Indonesian politician and computer scientist

Ridho Rahmadi (born 13 April 1985) is an Indonesian politician, computer scientist and academic who is the current chairman of the Ummat Party, serving since the party's founding in 2021. He is the son-in-law of the party's founder Amien Rais.

==Early life and education==
Rahmadi was born on 13 April 1985 in Yogyakarta. He first received a bachelors in computer science from the Islamic University of Indonesia (UII) in 2007, before studying at the Johannes Kepler University, Linz (graduated 2012) and at the Czech Technical University for his masters. He then received his doctorate from Radboud University in Nijmegen, Netherlands in 2019, having started his program in 2013. During his doctoral studies, he was also a visiting researcher at Carnegie Mellon University for several months in 2017. His research focus was in artificial intelligence, with his doctoral thesis being titled Finding stable causal structures from clinical data.

==Career==
Rahmadi began teaching at his old alma mater UII starting in 2009. In 2018, he established a Center of Data Science at UII.

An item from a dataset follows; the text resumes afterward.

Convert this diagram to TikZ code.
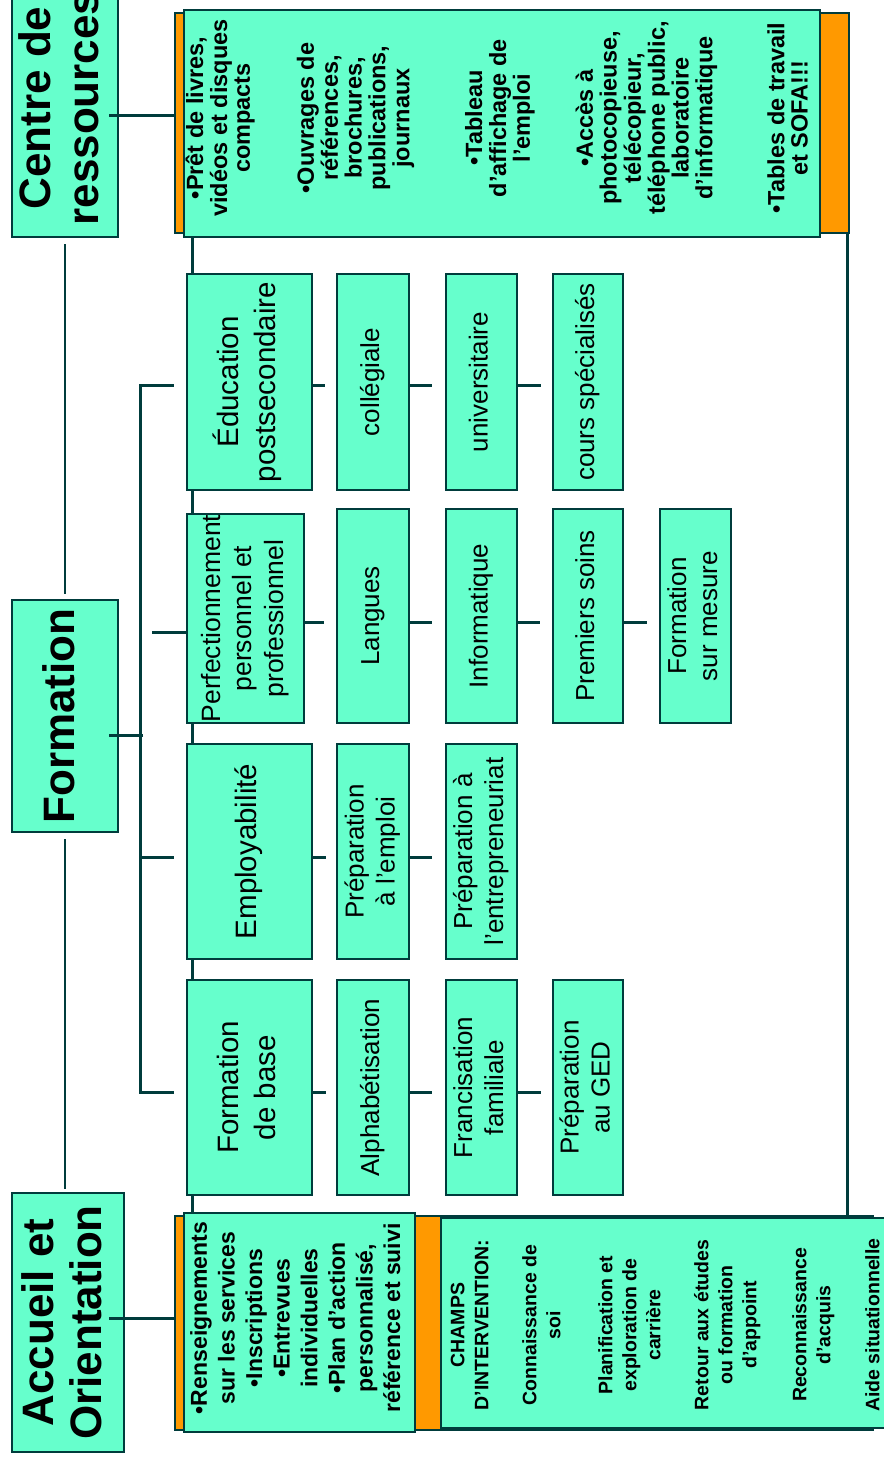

On 29 April 2021, he was named as the chairman of the Ummat Party upon its foundation, at the age of 36. Due to this appointment, he resigned from his academic post at UII. He was son-in-law of the party's founder Amien Rais. According to Rahmadi in a 2022 interview, he had helped setting up the party's technological backend during leaves from his overseas studies, developing polling and survey apps. Shortly prior to Ummat's formal declaration, with the party's chairman yet to be determined, Rahmadi stated that he was offered the post of chairman without prior negotiations, and he accepted the post. His first speech following his appointment as party
chairman called for national investment into information technology and artificial intelligence. Before Kaesang Pangarep was chosen as the leader of the PSI, he is the youngest of the leaders of political parties participating in the 2024 Indonesian general election.

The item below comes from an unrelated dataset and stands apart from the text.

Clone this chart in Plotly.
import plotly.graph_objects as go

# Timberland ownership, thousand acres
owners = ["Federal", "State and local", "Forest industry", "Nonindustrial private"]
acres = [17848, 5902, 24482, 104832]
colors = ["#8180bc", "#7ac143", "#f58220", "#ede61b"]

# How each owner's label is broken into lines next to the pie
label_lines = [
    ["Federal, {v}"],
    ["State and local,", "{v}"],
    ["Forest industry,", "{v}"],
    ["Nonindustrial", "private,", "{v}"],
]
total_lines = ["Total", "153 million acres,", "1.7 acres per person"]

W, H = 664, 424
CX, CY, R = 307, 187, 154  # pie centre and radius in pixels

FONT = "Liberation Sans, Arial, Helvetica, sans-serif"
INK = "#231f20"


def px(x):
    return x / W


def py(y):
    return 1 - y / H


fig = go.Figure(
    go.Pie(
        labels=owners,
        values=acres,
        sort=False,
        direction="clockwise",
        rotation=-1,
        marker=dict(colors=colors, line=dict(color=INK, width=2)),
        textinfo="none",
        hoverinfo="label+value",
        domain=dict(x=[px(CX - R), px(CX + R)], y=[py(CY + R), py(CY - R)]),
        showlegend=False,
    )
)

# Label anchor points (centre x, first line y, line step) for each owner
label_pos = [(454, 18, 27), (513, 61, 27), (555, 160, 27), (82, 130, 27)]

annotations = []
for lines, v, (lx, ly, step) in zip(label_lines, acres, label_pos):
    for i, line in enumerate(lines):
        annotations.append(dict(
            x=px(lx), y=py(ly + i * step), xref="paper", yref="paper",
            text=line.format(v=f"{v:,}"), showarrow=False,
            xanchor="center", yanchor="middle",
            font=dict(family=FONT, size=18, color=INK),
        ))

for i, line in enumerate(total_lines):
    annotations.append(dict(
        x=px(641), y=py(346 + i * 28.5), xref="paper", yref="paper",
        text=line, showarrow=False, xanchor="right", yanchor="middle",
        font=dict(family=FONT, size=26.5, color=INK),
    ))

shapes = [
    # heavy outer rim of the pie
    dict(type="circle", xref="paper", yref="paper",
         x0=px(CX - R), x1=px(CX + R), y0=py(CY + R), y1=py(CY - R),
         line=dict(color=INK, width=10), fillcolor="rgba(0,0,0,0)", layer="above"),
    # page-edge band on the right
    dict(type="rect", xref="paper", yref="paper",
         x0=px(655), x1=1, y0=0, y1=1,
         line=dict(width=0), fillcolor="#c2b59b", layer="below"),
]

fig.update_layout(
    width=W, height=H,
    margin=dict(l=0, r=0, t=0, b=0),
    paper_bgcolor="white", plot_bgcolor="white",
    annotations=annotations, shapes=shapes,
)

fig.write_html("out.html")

In the 2024 election itself, Rahmadi ran as an Ummat candidate for the House of Representatives in West Sumatra's 2nd electoral district, and obtained 10,046 votes. He failed to win a seat, as Ummat did not qualify for a seat due to the 4% national parliamentary threshold.

==Personal life==
Rahmadi is married to Tasniem Fauzia Rais, daughter of Amien Rais. Rahmadi and Tasniem had attended the same middle school in Yogyakarta, with Rahmadi being Tasniem's senior. By 2016, the couple had two children.